Partisanship. Michael Gove speaks in a courteous manner. He is always keen to seem urbane and to be polite. That's admirable. But behind the scenes, his mind works in a highly partisan manner that sees the Labour Party, and to a lesser extent the Liberal Democrats, as a bunch of well-meaning but misguided statists who are holding back 'able' but 'poor' children. He's wrong about that. But he left his coalition allies, and still less the Opposition, with absolutely no reason to help him.
Doing things too quickly. Was it really realistic to get to an entirely new exams system by the time of the next General Election (May 2015)? To take everything into account - study groups, textbooks, A-Level takeup, the knockon effects in vocational studies and Higher Education - was always going to take more like five to ten years. This was just all too much, too soon. Someone should have told the Cabinet.
The risk of chaos. A 'core' list of subjects would have come in, first, forming the hard centre of Mr Gove's E-Bacc. Then others would follow, unpredictably, at the same time as a complete National Curriculum overhaul. Was that likely to lead to certainty, and confidence, while GCSEs remained alongside the new 'Gove-Levels', and while Wales kept the old system? Er, no again - as Ofqual had already warned at the end of last year. Sorry.
Over-confidence. Michael Gove always spoke in the House of Commons to the effect that no-one could challenge his plans with good will and a clean conscience. He said he was restoring elements to our educational system that no-one could really object too: 'rigour'; 'discipline'; 'difficulty'; 'the big picture'. He should always have accepted that his opponents wanted similar things, but that they were coming at the problem - with good will - from a different angle.

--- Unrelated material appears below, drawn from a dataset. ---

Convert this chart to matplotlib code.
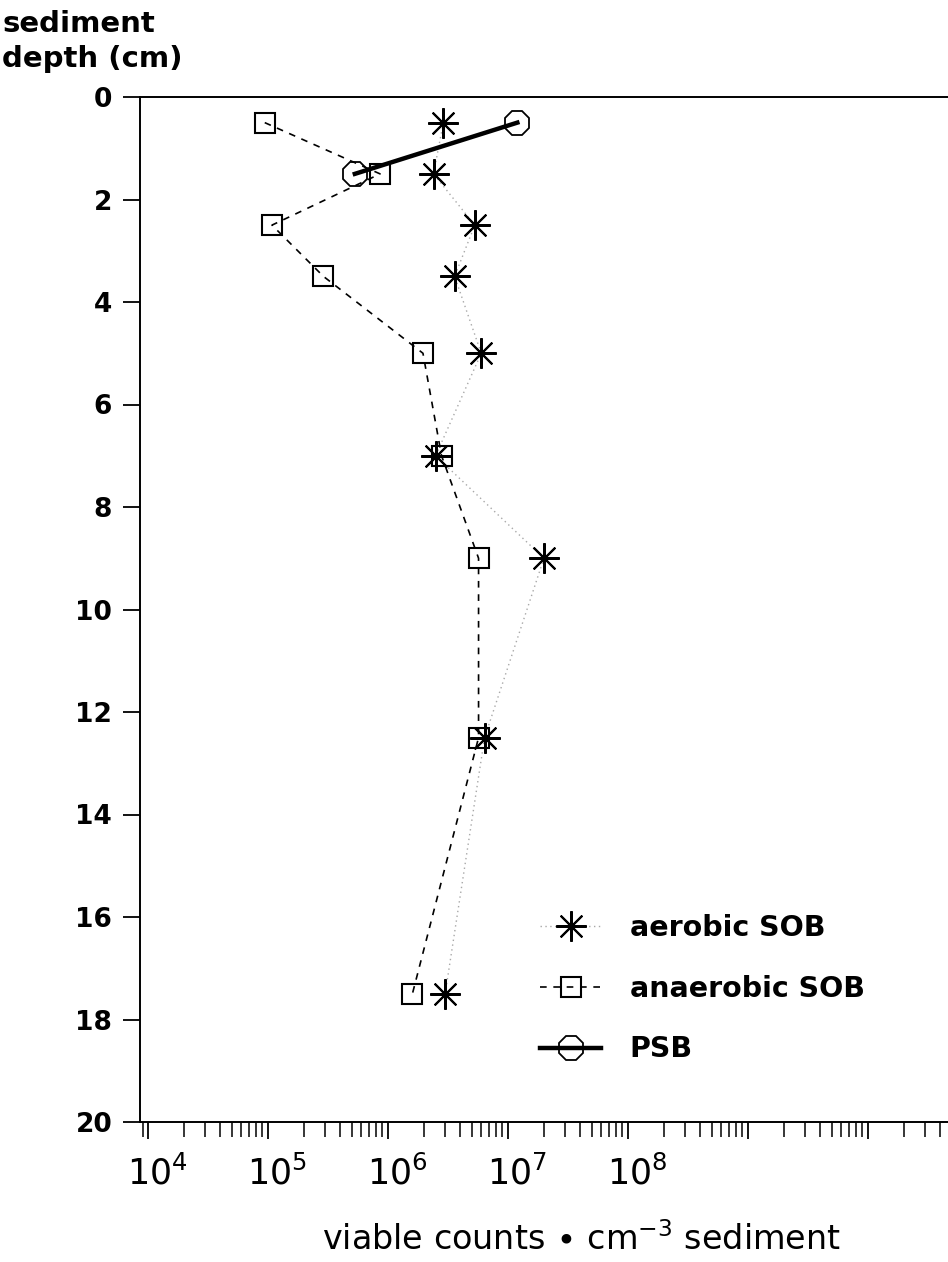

He didn't. He's paying the price.
Leaking. Every plan and every concept was leaked to the press before it was announced in the House of Commons. The initial proposal, a madcap and almost unbelievably crass plan to bring back a two-tier examination system at 16, was leaked to the Daily Mail, only to be shot down by Mr Gove's Liberal Democrat allies. Maybe that 'fight' was choreographed. But it helped to sour the atmosphere around the whole idea of reform - bitter fruits that the Education Secretary has now been forced to eat.
Lack of expert allies. How many teachers thought it was a good idea to abolish GCSEs? How many policy experts and educationalists? Well, not many. And nor did Mr Gove's sometimes confrontational language - still less his employment of ideologically-engaged and aggressive Special Advisers - recommend his plans to many. When he ran into trouble, there was no-one left to speak up for his ideas.

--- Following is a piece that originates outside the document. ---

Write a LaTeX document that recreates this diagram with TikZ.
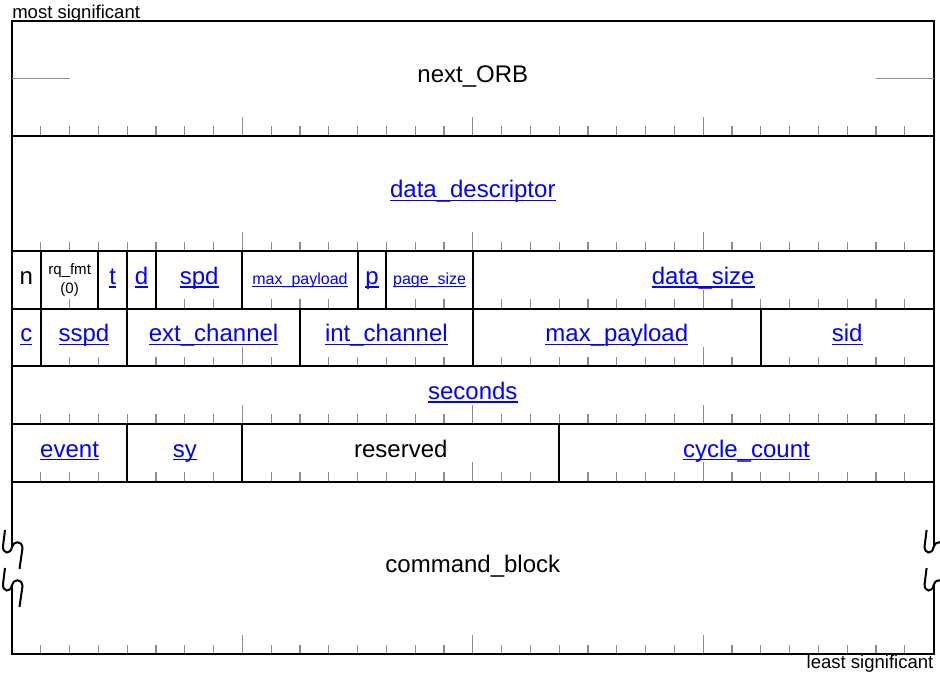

This is a good old recipe for disaster: over-claim, as Labour did on the NHS in 2001-10, or on the efficacy of economic 'planning' in 1964-67. Refuse to listen to experts, like Mrs Thatcher over the poll tax. Run straight into administrative difficulties and face the risk of chaos, as Mr Heath's government did over the Negative Income Tax in 1970-74. Tell everyone who'll listen that your ideas will wipe the floor with others - like the Labour Left in the late 1970s and early 1980s. There's a big list of lost causes and discredited rhetorics there, and the Education Secretary has just walked into not one trap but many.
England's schools are all the poorer for it.